AstraZeneca’s COVID-19 vaccine has been linked to five cases of acquired haemophilia A (AHA) in Australian patients, according to research presented at the ISTH 2022 Congress.
A review of the patients’ clinical notes saw all hospitalised for bleeding within 19 to 35 days of ChAdOx-1 vaccination, and no evidence of underlying malignancy or autoimmune disorders.
While causation can’t be definitively proven, the timely development and lack of alternative aetiology “may highlight the risk of a rare adverse event following immunisation”, the authors — Australian haematologists — wrote in their abstract.
It’s not the first time post-vaccination AHA has been reported, with some cases occurring after influenza and mRNA-based COVID-19 immunisation, however most AHA cases are autoimmune disease-, malignancy- or pregnancy-related or idiopathic, they noted.
Autoimmune disorders are also “known to occur post-vaccination, with postulated mechanisms including antigenic mimicry and non-specific activation of quiescent autoreactive T and B cells”, they added.
All patients in this review were over 70, the age group “most likely to be affected by AHA”, with recent vaccination the only apparent influence on extensive testing. Yet, malignancy “can present late and we have a fairly short follow-up time”, the authors ceded.

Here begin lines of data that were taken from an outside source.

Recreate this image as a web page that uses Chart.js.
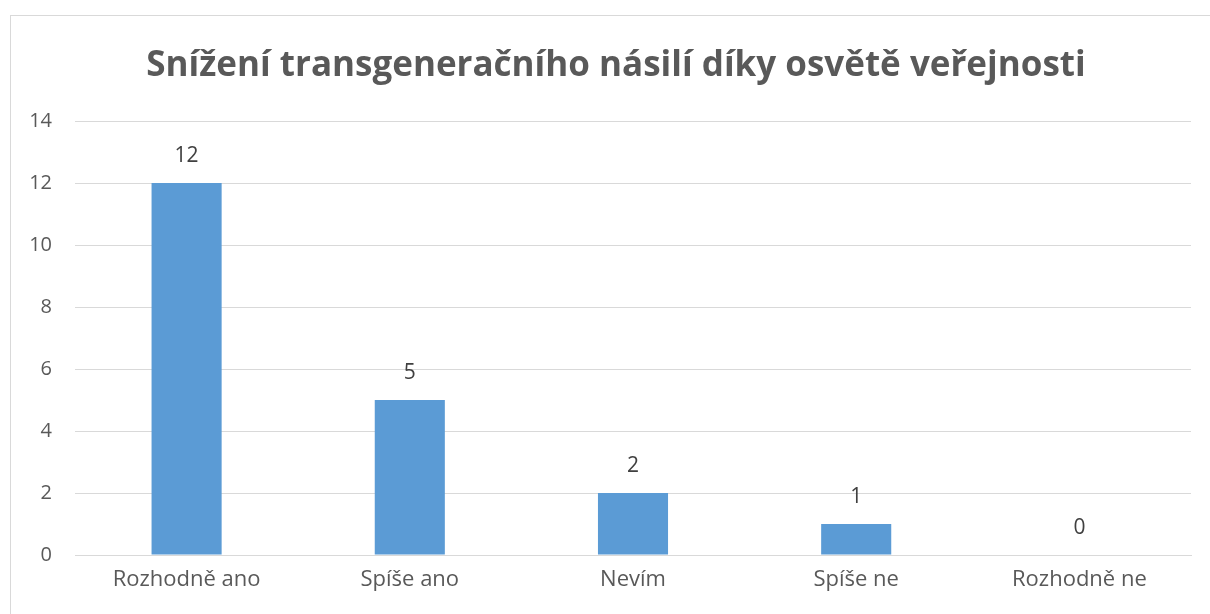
<!DOCTYPE html>
<html>
<head>
<meta charset="utf-8">
<script src="https://cdn.jsdelivr.net/npm/chart.js@4/dist/chart.umd.min.js"></script>
<style>
    html, body { margin: 0; padding: 0; background: #fff; }
    #wrap { position: relative; width: 1210px; height: 614px; overflow: hidden; }
    #frame { position: absolute; left: 10px; top: 15px; width: 1300px; height: 700px; border: 1px solid #d9d9d9; }
    #chart { position: absolute; left: 0; top: 0; }
</style>
</head>
<body>
<div id="wrap">
    <div id="frame"></div>
    <canvas id="chart" width="1210" height="614"></canvas>
</div>
<script>
"use strict";

// Chart data
const chartTitle = 'Snížení transgeneračního násilí díky osvětě veřejnosti';
const categories = ['Rozhodně ano', 'Spíše ano', 'Nevím', 'Spíše ne', 'Rozhodně ne'];
const answerCounts = [12, 5, 2, 1, 0];
const yTicks = [0, 2, 4, 6, 8, 10, 12, 14];

const fontFamily = '"Open Sans", "Liberation Sans", sans-serif';

// Title drawn by hand so it can sit centred over the whole frame
const frameTitle = {
    id: 'frameTitle',
    afterDraw(chart) {
        const ctx = chart.ctx;
        ctx.save();
        ctx.fillStyle = '#595959';
        ctx.font = 'bold 35px ' + fontFamily;
        ctx.textAlign = 'center';
        ctx.textBaseline = 'middle';
        ctx.fillText(chartTitle, 616, 66);
        ctx.restore();
    }
};

// Value labels above each bar
const valueLabels = {
    id: 'valueLabels',
    afterDatasetsDraw(chart) {
        const ctx = chart.ctx;
        const meta = chart.getDatasetMeta(0);
        ctx.save();
        ctx.fillStyle = '#404040';
        ctx.font = '21px ' + fontFamily;
        ctx.textAlign = 'center';
        ctx.textBaseline = 'middle';
        meta.data.forEach(function(bar, i) {
            ctx.fillText(String(answerCounts[i]), bar.x, bar.y - 27);
        });
        ctx.restore();
    }
};

const ctx = document.getElementById('chart');
new Chart(ctx, {
    type: 'bar',
    data: {
        labels: categories,
        datasets: [{
            data: answerCounts,
            backgroundColor: '#5b9bd5',
            borderWidth: 0,
            barPercentage: 0.314,
            categoryPercentage: 1
        }]
    },
    options: {
        responsive: false,
        animation: false,
        layout: { padding: { left: 0, right: 19, top: 121, bottom: 0 } },
        plugins: {
            legend: { display: false },
            tooltip: { enabled: false },
            title: { display: false }
        },
        scales: {
            x: {
                grid: { display: false, drawTicks: false },
                border: { display: true, color: '#d9d9d9', width: 1 },
                ticks: { color: '#595959', font: { family: fontFamily, size: 22 }, padding: 12 },
                afterFit: function(scale) { scale.height = 59; }
            },
            y: {
                min: 0,
                max: 14,
                afterBuildTicks: function(scale) {
                    scale.ticks = yTicks.map(v => ({ value: v }));
                },
                grid: { color: '#d9d9d9', lineWidth: 1, drawTicks: false },
                border: { display: false },
                ticks: { color: '#595959', font: { family: fontFamily, size: 20 }, padding: 23 },
                afterFit: function(scale) { scale.width = 75; }
            }
        }
    },
    plugins: [valueLabels, frameTitle]
});
</script>
</body>
</html>
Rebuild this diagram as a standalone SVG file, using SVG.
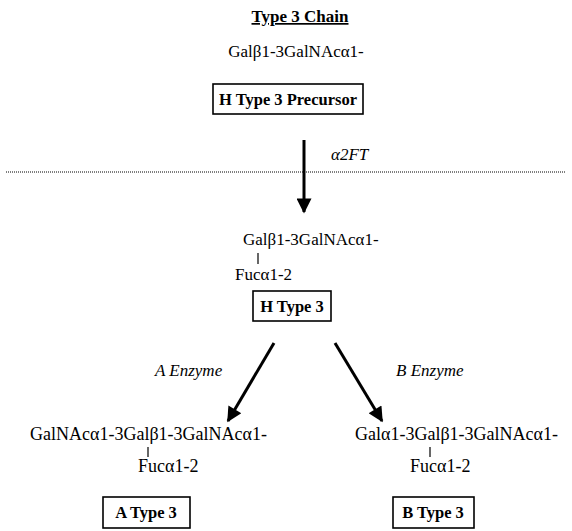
<svg xmlns="http://www.w3.org/2000/svg" width="572" height="531" viewBox="0 0 572 531" font-family="Liberation Serif, Times New Roman, serif">
<defs>
<style>
.t{font-size:17px}
.t2{font-size:18px}
.b{font-size:16.5px;font-weight:bold}
.i{font-size:17px;font-style:italic}
.box{fill:#fff;stroke:#000;stroke-width:1.6}
.ln{stroke:#000;stroke-width:3;fill:none}
.bar{stroke:#000;stroke-width:1.2}
</style>
<marker id="ah" viewBox="0 0 10 10" refX="9" refY="5" markerWidth="5.5" markerHeight="5" orient="auto" markerUnits="strokeWidth">
<path d="M0,0 L10,5 L0,10 z" fill="#000"/>
</marker>
</defs>
<rect width="572" height="531" fill="#fff"/>
<g id="title">
<text x="300" y="22" text-anchor="middle" font-size="17" font-weight="bold" text-decoration="underline">Type 3 Chain</text>
</g>
<g id="precursor">
<text class="t" x="296" y="57" text-anchor="middle">Galβ1-3GalNAcα1-</text>
<rect class="box" x="213" y="84" width="150" height="30"/>
<text class="b" x="288" y="105" text-anchor="middle">H Type 3 Precursor</text>
</g>
<line x1="6" y1="172" x2="566" y2="172" stroke="#000" stroke-width="1" stroke-dasharray="1,1"/>
<g id="htype3">
<text class="t" x="243" y="245">Galβ1-3GalNAcα1-</text>
<line class="bar" x1="258" y1="253" x2="258" y2="264"/>
<text class="t" x="235" y="280">Fucα1-2</text>
<rect class="box" x="253" y="291" width="78" height="30"/>
<text class="b" x="292" y="312" text-anchor="middle">H Type 3</text>
</g>
<g id="atype3">
<text class="t2" x="30" y="440">GalNAcα1-3Galβ1-3GalNAcα1-</text>
<line class="bar" x1="148" y1="447" x2="148" y2="457"/>
<text class="t2" x="138" y="472">Fucα1-2</text>
<rect class="box" x="103" y="497" width="87" height="31"/>
<text class="b" x="146" y="518" text-anchor="middle">A Type 3</text>
</g>
<g id="btype3">
<text class="t2" x="355" y="440">Galα1-3Galβ1-3GalNAcα1-</text>
<line class="bar" x1="430" y1="447" x2="430" y2="457"/>
<text class="t2" x="410" y="472">Fucα1-2</text>
<rect class="box" x="393" y="497" width="81" height="31"/>
<text class="b" x="433" y="518" text-anchor="middle">B Type 3</text>
</g>
<g id="connectors">
<line class="ln" x1="304" y1="140" x2="304" y2="212" marker-end="url(#ah)"/>
<text class="i" x="331" y="160">α2FT</text>
<line class="ln" x1="274" y1="343" x2="228" y2="421" marker-end="url(#ah)"/>
<text class="i" x="155" y="376">A Enzyme</text>
<line class="ln" x1="335" y1="343" x2="382" y2="421" marker-end="url(#ah)"/>
<text class="i" x="396" y="376">B Enzyme</text>
</g>
</svg>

Patients presented to hospital with oropharyngeal, intramuscular or subcutaneous bleeding, with one subsequently developing a large retroperitoneal haemorrhage.
Three required bypassing agents to control bleeding and all achieved complete remission following treatment with prednisolone plus cyclophosphamide and/or rituximab.
“We report on five cases of AHA occurring following ChAdOx-1 COVID-19 vaccination without alternate aetiology for AHA found despite extensive investigations”, the authors wrote.
Though they couldn’t conclusively prove causation, clinicians should be conscious of the potential risk of a rare adverse post-vaccination event, they said.